## YOUR TASK
Give the number of lines holding the string "page" and nothing more.
--- begin ---
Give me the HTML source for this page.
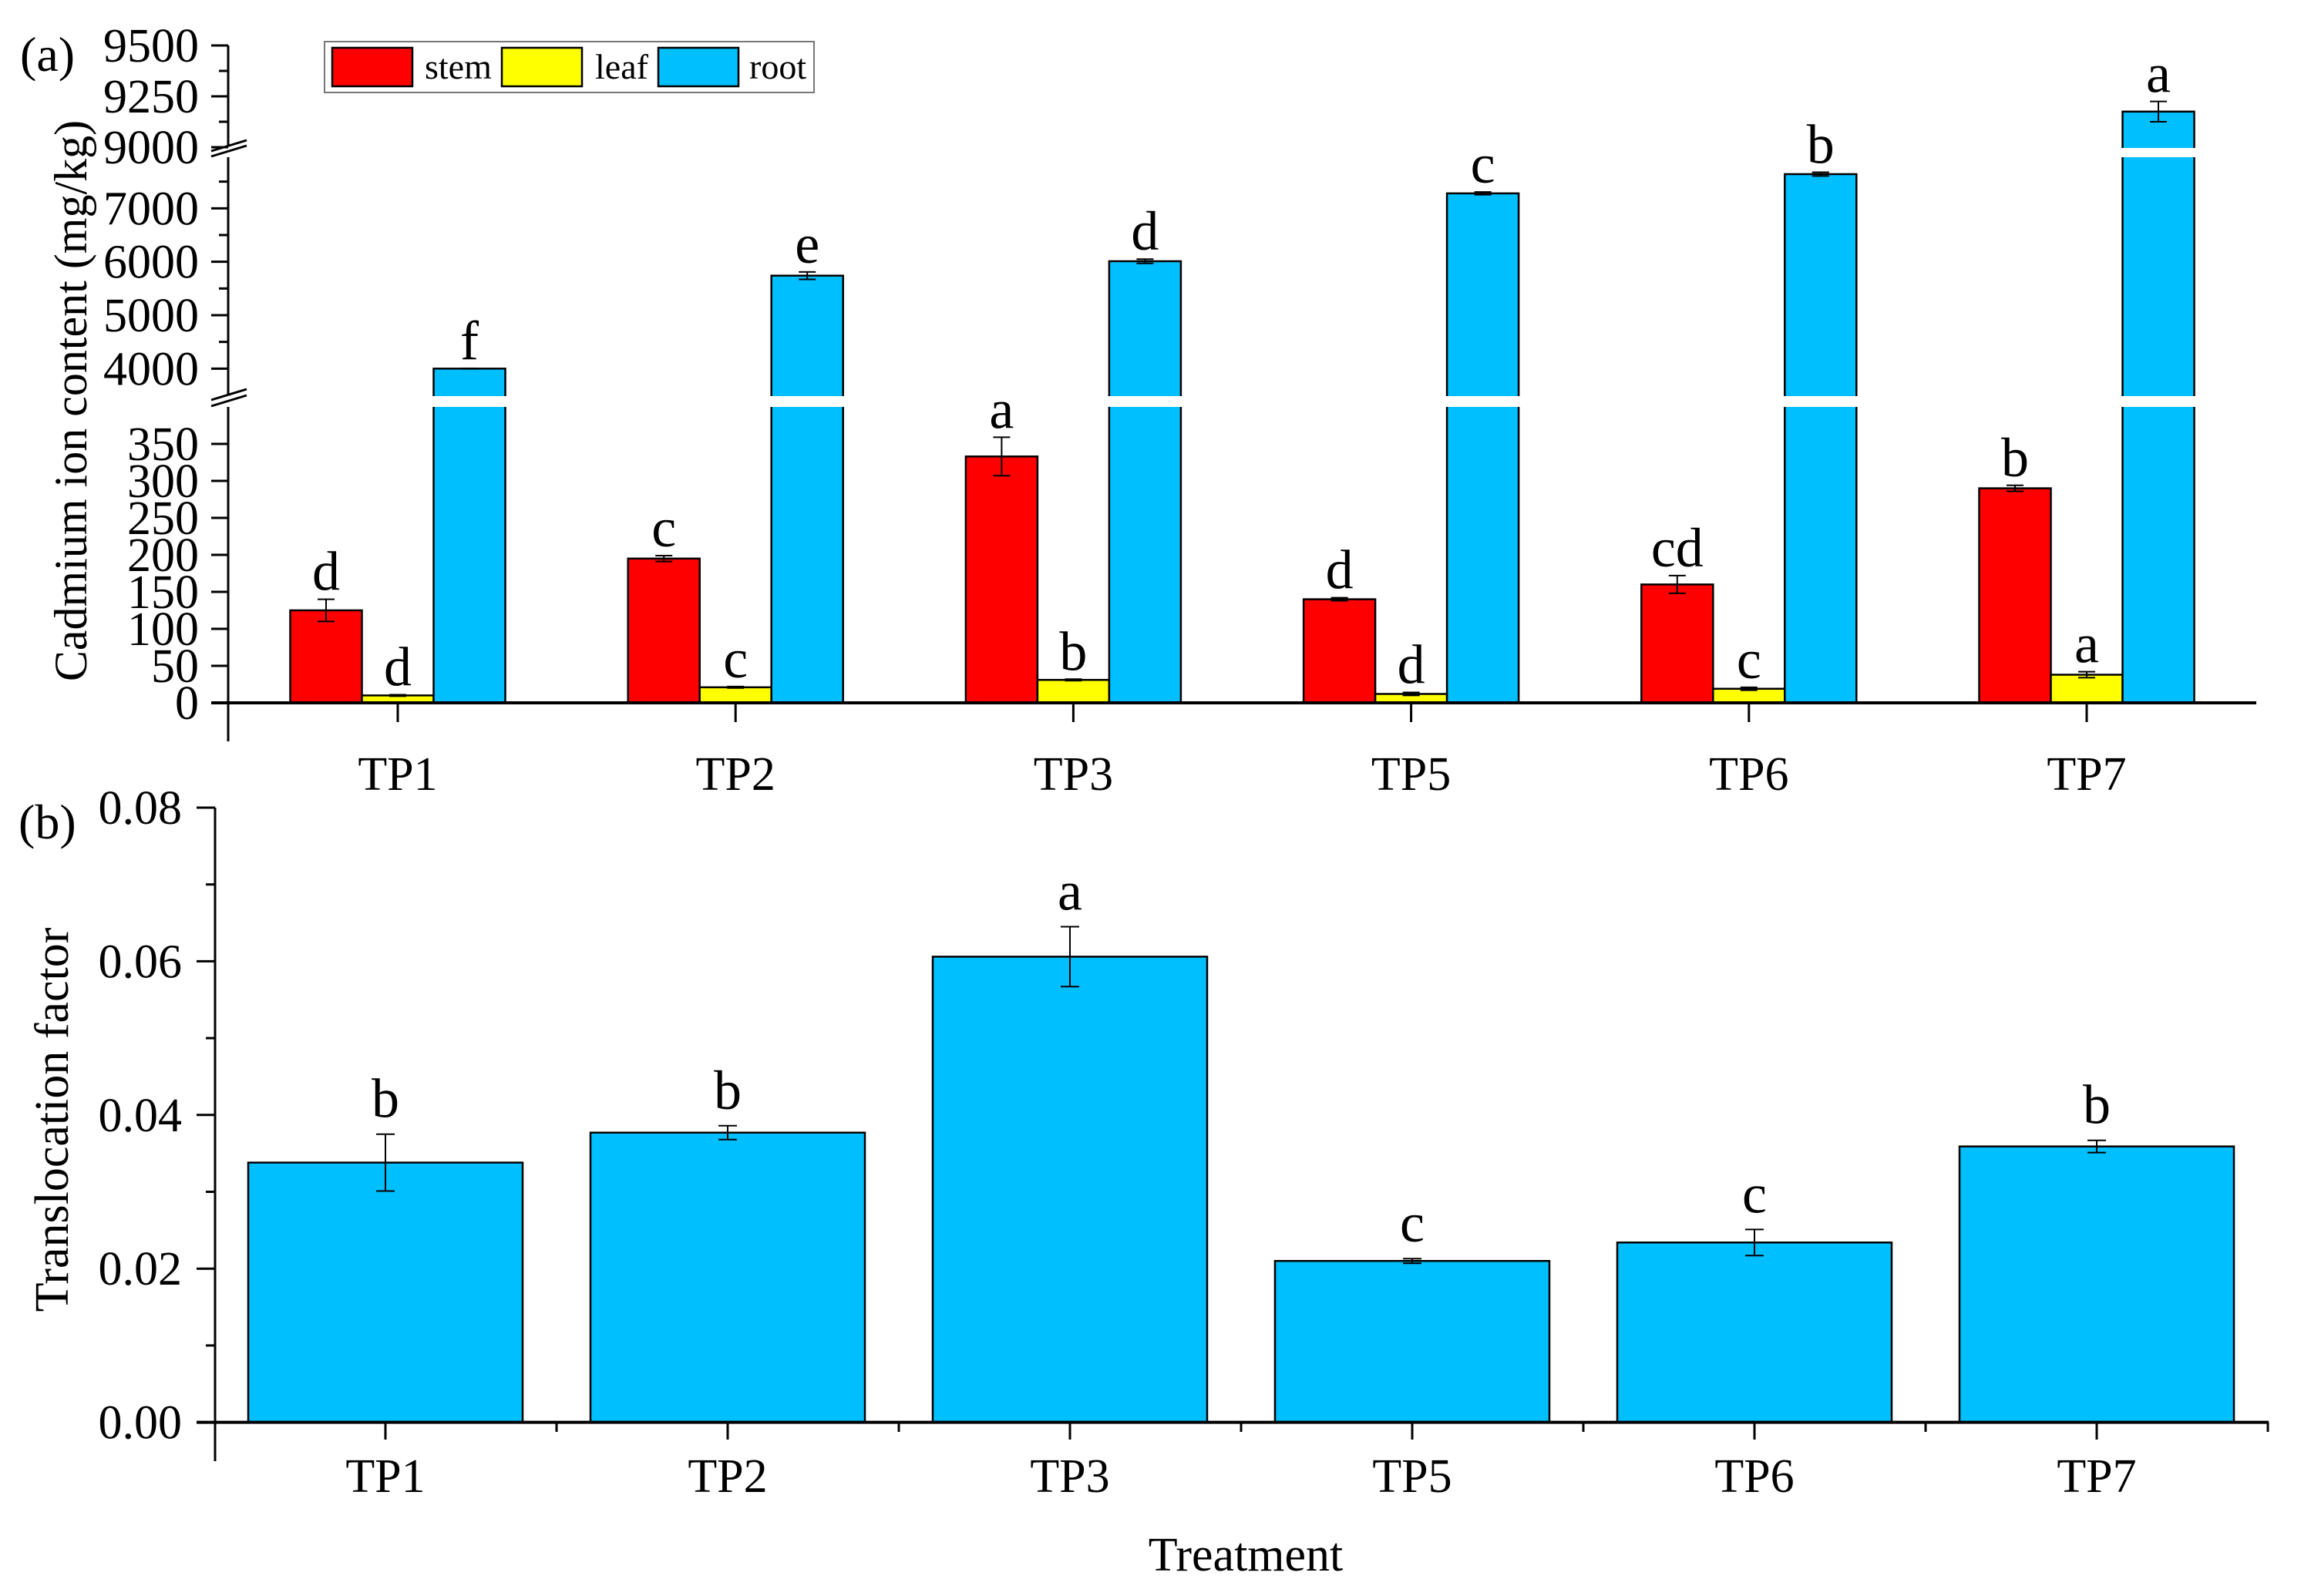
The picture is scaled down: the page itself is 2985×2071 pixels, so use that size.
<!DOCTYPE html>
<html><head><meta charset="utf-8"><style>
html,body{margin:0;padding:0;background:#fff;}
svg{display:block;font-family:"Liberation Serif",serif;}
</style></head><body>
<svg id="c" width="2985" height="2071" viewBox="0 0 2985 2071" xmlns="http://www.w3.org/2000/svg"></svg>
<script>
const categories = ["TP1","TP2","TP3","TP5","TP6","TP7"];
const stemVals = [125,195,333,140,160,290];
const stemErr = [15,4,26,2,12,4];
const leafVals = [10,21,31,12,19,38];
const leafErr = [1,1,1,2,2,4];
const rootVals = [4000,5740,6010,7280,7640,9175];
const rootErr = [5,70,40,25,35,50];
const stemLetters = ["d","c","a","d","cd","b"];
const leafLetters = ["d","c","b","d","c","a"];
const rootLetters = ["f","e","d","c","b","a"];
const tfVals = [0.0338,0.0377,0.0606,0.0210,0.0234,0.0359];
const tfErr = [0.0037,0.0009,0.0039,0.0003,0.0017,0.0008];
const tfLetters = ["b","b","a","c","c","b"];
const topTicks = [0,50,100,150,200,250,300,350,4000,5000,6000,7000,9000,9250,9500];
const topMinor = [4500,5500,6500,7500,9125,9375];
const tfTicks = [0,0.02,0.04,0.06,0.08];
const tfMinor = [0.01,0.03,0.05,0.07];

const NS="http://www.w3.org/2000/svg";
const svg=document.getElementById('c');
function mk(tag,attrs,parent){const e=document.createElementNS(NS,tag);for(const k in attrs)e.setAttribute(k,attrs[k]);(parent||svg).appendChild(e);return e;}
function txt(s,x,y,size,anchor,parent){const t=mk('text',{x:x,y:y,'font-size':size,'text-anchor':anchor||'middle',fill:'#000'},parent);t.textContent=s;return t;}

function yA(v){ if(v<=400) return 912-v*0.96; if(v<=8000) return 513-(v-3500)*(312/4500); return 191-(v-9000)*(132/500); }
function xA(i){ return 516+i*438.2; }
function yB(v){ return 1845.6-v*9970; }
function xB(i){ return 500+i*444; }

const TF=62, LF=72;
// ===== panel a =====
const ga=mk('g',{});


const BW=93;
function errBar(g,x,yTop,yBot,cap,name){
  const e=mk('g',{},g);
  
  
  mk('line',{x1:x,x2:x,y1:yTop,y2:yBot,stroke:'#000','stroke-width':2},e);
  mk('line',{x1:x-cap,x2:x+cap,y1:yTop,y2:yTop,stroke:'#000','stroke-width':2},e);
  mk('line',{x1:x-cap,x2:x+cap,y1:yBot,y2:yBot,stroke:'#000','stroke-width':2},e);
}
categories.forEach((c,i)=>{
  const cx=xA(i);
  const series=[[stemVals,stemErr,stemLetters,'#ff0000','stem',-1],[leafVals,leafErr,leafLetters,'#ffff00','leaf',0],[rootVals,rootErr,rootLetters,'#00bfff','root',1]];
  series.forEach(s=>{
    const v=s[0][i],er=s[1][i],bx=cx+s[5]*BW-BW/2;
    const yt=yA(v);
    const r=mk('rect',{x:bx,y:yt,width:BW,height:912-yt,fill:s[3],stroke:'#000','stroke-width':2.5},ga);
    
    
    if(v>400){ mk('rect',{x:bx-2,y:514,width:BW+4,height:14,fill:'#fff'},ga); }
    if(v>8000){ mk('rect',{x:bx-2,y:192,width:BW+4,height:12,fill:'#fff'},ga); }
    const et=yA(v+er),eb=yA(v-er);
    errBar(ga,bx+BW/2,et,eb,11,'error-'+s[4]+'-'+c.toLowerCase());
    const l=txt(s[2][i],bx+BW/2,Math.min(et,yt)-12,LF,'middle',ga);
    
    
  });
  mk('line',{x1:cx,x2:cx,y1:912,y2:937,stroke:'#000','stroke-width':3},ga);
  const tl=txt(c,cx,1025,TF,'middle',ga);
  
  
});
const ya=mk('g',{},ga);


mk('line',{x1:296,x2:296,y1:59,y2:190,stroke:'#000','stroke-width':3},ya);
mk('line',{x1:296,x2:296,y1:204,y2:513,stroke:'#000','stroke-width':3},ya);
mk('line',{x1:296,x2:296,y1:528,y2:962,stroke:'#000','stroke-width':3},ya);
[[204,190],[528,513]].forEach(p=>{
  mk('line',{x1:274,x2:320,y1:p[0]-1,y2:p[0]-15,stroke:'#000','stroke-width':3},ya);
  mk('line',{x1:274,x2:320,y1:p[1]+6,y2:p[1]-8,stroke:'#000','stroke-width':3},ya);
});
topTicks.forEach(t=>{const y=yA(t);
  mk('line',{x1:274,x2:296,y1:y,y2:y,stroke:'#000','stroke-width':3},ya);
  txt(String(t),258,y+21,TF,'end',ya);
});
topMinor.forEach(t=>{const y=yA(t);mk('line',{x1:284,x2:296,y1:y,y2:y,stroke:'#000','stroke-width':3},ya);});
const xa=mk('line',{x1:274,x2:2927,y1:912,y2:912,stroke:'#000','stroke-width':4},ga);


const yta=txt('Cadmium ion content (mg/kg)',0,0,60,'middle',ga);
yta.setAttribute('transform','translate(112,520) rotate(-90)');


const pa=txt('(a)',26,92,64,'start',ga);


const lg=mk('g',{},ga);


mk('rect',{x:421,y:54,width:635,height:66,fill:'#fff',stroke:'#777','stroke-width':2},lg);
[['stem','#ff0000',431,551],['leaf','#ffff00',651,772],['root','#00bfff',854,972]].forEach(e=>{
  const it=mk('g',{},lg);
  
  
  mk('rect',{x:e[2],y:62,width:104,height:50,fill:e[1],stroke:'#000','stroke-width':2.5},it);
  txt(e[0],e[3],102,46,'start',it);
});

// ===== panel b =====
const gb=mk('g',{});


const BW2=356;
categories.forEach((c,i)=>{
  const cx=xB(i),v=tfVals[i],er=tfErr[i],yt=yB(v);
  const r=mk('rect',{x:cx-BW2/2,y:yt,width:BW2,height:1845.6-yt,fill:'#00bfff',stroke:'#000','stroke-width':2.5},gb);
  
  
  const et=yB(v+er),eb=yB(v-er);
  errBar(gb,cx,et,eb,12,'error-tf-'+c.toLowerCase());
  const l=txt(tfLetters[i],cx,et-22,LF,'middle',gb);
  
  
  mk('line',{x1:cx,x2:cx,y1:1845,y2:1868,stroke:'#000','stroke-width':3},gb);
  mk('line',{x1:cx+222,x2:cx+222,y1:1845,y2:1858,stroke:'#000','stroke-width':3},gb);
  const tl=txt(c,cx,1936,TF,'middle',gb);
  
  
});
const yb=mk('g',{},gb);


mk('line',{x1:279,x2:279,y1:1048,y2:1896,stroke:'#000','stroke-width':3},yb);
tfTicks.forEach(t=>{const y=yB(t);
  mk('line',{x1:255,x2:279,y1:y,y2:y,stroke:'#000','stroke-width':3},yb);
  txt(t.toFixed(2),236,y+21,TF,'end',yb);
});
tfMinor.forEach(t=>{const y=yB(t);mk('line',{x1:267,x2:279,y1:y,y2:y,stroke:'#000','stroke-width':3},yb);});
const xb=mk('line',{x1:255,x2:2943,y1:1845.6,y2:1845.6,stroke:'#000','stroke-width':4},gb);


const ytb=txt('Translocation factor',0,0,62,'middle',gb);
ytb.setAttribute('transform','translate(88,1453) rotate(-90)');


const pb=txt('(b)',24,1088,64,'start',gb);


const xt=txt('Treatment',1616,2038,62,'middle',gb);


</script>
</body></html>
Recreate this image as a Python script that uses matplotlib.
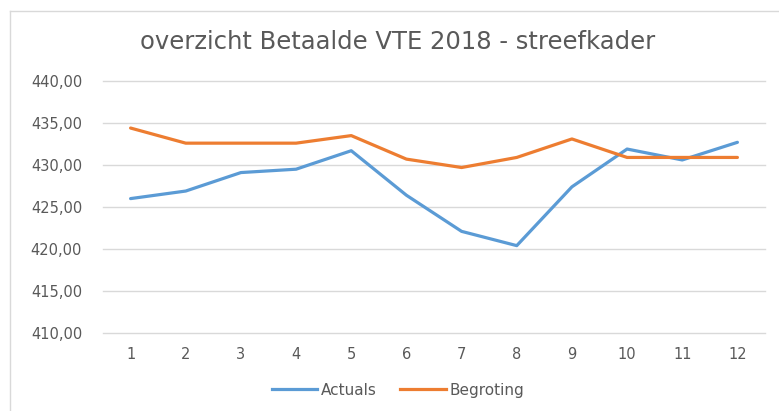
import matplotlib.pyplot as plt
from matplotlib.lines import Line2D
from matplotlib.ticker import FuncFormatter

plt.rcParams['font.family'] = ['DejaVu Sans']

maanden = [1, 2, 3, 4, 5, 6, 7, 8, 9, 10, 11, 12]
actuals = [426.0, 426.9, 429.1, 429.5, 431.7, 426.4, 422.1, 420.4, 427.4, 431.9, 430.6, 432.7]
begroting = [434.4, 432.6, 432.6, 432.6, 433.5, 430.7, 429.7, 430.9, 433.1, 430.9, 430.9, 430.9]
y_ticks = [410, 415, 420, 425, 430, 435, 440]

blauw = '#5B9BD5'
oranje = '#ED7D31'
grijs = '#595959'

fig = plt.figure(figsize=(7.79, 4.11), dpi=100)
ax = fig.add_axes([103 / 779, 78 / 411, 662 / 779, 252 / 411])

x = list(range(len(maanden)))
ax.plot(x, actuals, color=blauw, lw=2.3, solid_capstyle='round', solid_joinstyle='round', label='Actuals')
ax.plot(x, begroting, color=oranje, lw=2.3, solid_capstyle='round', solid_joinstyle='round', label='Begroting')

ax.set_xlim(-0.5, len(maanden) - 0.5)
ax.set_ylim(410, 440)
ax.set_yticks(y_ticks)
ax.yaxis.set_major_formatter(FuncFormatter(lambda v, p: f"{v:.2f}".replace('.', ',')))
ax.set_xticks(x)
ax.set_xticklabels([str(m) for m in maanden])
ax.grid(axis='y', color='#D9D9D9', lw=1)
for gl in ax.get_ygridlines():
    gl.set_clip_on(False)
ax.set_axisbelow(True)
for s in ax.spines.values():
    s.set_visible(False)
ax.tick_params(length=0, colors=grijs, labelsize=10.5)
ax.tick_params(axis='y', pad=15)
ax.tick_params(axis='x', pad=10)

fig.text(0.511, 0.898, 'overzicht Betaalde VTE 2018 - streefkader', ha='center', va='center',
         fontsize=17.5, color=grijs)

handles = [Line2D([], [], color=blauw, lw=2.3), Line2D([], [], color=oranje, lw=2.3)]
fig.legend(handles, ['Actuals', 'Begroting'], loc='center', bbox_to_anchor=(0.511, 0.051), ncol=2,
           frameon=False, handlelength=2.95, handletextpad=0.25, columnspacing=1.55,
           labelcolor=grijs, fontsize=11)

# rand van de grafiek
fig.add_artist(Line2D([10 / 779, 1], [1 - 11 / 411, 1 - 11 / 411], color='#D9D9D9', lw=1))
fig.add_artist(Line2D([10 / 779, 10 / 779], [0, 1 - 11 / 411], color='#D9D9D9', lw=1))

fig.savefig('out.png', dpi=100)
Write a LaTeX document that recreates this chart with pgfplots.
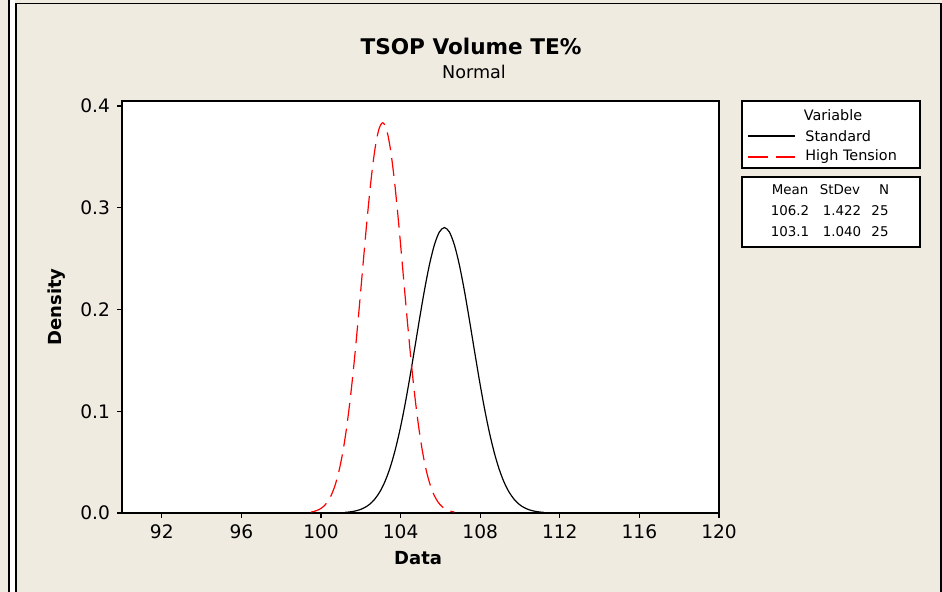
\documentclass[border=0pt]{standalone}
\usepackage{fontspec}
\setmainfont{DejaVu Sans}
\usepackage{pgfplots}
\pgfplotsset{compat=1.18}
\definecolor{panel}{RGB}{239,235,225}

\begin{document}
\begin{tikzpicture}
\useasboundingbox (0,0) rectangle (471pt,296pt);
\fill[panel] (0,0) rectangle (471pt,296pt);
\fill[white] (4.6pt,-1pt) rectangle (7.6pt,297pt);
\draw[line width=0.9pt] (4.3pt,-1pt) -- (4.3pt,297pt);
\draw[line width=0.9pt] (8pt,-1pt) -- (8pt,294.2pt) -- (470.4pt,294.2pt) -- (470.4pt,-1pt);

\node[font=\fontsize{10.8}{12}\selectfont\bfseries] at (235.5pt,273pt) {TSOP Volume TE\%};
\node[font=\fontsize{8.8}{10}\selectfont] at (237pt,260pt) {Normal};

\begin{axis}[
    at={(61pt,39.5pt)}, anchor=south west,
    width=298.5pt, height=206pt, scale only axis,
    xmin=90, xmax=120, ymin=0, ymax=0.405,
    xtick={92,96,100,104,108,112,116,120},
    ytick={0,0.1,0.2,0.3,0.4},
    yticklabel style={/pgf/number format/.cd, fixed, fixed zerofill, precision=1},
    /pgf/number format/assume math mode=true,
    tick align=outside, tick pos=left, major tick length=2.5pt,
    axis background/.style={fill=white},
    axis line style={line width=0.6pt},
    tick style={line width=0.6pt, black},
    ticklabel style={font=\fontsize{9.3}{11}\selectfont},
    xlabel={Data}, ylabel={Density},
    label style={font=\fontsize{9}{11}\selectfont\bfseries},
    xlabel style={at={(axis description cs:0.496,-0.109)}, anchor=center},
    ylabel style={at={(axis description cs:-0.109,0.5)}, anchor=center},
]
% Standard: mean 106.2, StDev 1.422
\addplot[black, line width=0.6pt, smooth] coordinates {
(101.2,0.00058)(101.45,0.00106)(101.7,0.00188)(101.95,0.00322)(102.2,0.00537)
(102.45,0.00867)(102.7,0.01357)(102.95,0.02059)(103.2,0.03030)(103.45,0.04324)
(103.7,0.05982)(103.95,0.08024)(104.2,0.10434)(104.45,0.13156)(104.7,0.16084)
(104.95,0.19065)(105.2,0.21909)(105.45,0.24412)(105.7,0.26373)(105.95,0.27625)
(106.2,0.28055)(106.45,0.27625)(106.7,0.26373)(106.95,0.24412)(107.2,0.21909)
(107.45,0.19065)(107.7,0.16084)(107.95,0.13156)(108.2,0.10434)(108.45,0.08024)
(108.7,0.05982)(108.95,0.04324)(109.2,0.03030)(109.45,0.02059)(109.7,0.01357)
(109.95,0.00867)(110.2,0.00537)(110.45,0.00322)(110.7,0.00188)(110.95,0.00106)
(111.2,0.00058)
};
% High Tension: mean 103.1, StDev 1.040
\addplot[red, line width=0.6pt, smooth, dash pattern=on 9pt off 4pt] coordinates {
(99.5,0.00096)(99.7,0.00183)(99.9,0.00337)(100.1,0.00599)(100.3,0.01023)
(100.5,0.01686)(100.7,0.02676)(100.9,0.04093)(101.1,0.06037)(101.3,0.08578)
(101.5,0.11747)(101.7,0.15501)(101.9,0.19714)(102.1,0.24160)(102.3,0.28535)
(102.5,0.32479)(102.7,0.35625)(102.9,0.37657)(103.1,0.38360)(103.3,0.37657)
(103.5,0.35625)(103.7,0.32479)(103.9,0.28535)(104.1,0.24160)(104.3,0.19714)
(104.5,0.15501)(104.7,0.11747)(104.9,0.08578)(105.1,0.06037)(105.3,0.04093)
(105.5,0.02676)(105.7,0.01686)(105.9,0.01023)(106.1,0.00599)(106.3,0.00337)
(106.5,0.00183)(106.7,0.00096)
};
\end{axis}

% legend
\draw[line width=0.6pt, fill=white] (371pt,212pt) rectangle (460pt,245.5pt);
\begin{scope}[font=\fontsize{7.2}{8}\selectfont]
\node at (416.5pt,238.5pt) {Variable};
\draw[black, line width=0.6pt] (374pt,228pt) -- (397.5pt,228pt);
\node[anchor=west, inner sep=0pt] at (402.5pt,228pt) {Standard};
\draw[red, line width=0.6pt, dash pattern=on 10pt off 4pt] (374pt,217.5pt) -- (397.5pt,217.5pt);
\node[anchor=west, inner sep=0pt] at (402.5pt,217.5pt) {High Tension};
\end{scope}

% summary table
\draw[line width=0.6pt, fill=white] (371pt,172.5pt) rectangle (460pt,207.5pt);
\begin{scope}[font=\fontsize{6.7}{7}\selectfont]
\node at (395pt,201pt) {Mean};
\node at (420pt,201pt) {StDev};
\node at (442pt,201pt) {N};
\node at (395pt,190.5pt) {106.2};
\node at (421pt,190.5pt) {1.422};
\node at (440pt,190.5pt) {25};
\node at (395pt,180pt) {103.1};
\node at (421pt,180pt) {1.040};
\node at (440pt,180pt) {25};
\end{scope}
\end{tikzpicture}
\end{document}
--- end ---
## SOLUTION
2